No one expect a movie to be real. For this example it was pretty amazing how much was a VFX but understandable because its a period piece. I saw a BTS of "True Detective" (?) and was amazed at the mundane scenes that were BGI/VFX, a plain parking lot became a big airport parting lot. A crowded street became an empty street.

Tihomir Lazarov's picture

I agree.

What I also expect to be free from manipulation is the modern-day documentaries or reportage stories where someone had access to a person or a location and showed them without any alteration. But seeing so much truth-twisting content it's just an expectation than an assurance it wasn't manipulated.

The rest can be manipulated as long as it serves its purpose: to entertain, to amuse, to impress.

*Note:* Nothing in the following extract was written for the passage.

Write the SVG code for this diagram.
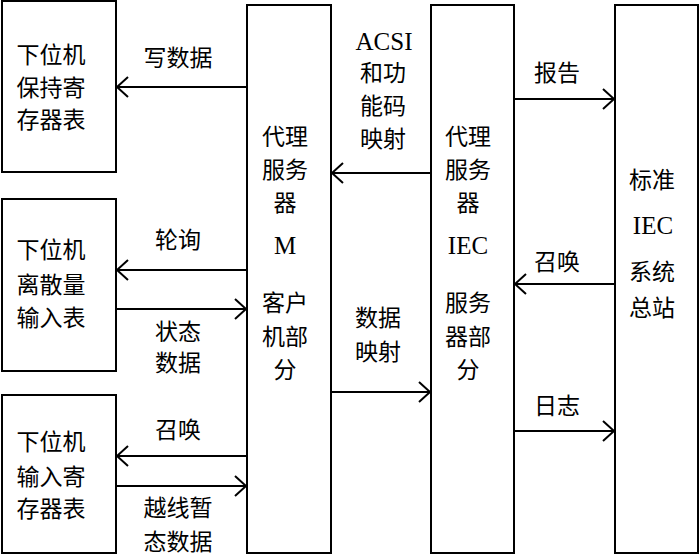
<svg xmlns="http://www.w3.org/2000/svg" width="700" height="555" viewBox="0 0 700 555">
<defs>
<style>
.box{fill:#fff;stroke:#000;stroke-width:2}
.ln{fill:none;stroke:#000;stroke-width:2;marker-end:url(#ah)}
text{font-family:"Liberation Serif","Noto Sans CJK SC",serif;font-size:23px;fill:#000;text-anchor:middle;dominant-baseline:central}
.lat{font-size:25px}
</style>
<marker id="ah" markerUnits="userSpaceOnUse" markerWidth="14" markerHeight="24" refX="12" refY="11" orient="auto">
<path d="M1,1 L12,11 L1,21" fill="none" stroke="#000" stroke-width="2"/>
</marker>
</defs>
<rect width="700" height="555" fill="#fff"/>
<g id="node-hold">
<rect class="box" x="2" y="1" width="114" height="171"/>
<text x="51" y="55">下位机</text><text x="51" y="88">保持寄</text><text x="51" y="120">存器表</text>
</g>
<g id="node-discrete">
<rect class="box" x="2" y="199" width="114" height="172"/>
<text x="51" y="250">下位机</text><text x="51" y="285">离散量</text><text x="51" y="318">输入表</text>
</g>
<g id="node-input">
<rect class="box" x="2" y="395" width="114" height="158"/>
<text x="51" y="442">下位机</text><text x="51" y="477">输入寄</text><text x="51" y="509">存器表</text>
</g>
<g id="node-proxy-m">
<rect class="box" x="247" y="5" width="84" height="548"/>
<text x="285" y="137">代理</text><text x="285" y="170">服务</text><text x="285" y="203">器</text><text class="lat" x="285" y="245">M</text>
<text x="285" y="303">客户</text><text x="285" y="337">机部</text><text x="285" y="370">分</text>
</g>
<g id="node-proxy-iec">
<rect class="box" x="431" y="5" width="83" height="548"/>
<text x="468" y="137">代理</text><text x="468" y="170">服务</text><text x="468" y="203">器</text><text class="lat" x="468" y="245">IEC</text>
<text x="468" y="303">服务</text><text x="468" y="337">器部</text><text x="468" y="370">分</text>
</g>
<g id="node-master">
<rect class="box" x="615" y="5" width="83" height="548"/>
<text x="652" y="180">标准</text><text class="lat" x="653" y="225">IEC</text><text x="652" y="272">系统</text><text x="652" y="308">总站</text>
</g>
<g id="connectors">
<line class="ln" x1="247" y1="87" x2="117" y2="87"/>
<line class="ln" x1="247" y1="270" x2="117" y2="270"/>
<line class="ln" x1="116" y1="309" x2="246" y2="309"/>
<line class="ln" x1="247" y1="456" x2="117" y2="456"/>
<line class="ln" x1="116" y1="486" x2="246" y2="486"/>
<line class="ln" x1="431" y1="173" x2="332" y2="173"/>
<line class="ln" x1="331" y1="392" x2="430" y2="392"/>
<line class="ln" x1="514" y1="99" x2="614" y2="99"/>
<line class="ln" x1="615" y1="284" x2="515" y2="284"/>
<line class="ln" x1="514" y1="431" x2="614" y2="431"/>
</g>
<g id="labels">
<text x="178" y="58">写数据</text>
<text x="178" y="240">轮询</text>
<text x="178" y="332">状态</text><text x="178" y="363">数据</text>
<text x="178" y="430">召唤</text>
<text x="178" y="508">越线暂</text><text x="178" y="542">态数据</text>
<text class="lat" x="384" y="41">ACSI</text><text x="383" y="73">和功</text><text x="383" y="106">能码</text><text x="383" y="139">映射</text>
<text x="378" y="318">数据</text><text x="378" y="352">映射</text>
<text x="557" y="73">报告</text>
<text x="557" y="262">召唤</text>
<text x="557" y="406">日志</text>
</g>
</svg>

For journalistic and historical purposes composites are unacceptable. For everything else it’s a fair game. When it’s done right, composites can be stunning ....

Tihomir Lazarov's picture

Exactly. That's what I strongly agree with.

Pete Tapang's picture

I do toy photography and compositing is a huge part of trying to create an image that looks as real as possible. The sad thing is people often just dismiss my work as "fake" which i find disheartening

Tihomir Lazarov's picture

I understand your concerns. You are doing a good job with these. People will always think "it's fake," because you probably don't have access to the film stages and to the actors that are actually playing. If you start making composites with objects that you may have access to, then it will be more convincing and people will have a hard time to tell if that was real or not. As long as you make that for entertainment, it's OK to have people "fooled." Once you start using compositing for twisting the truth, you've gone too far.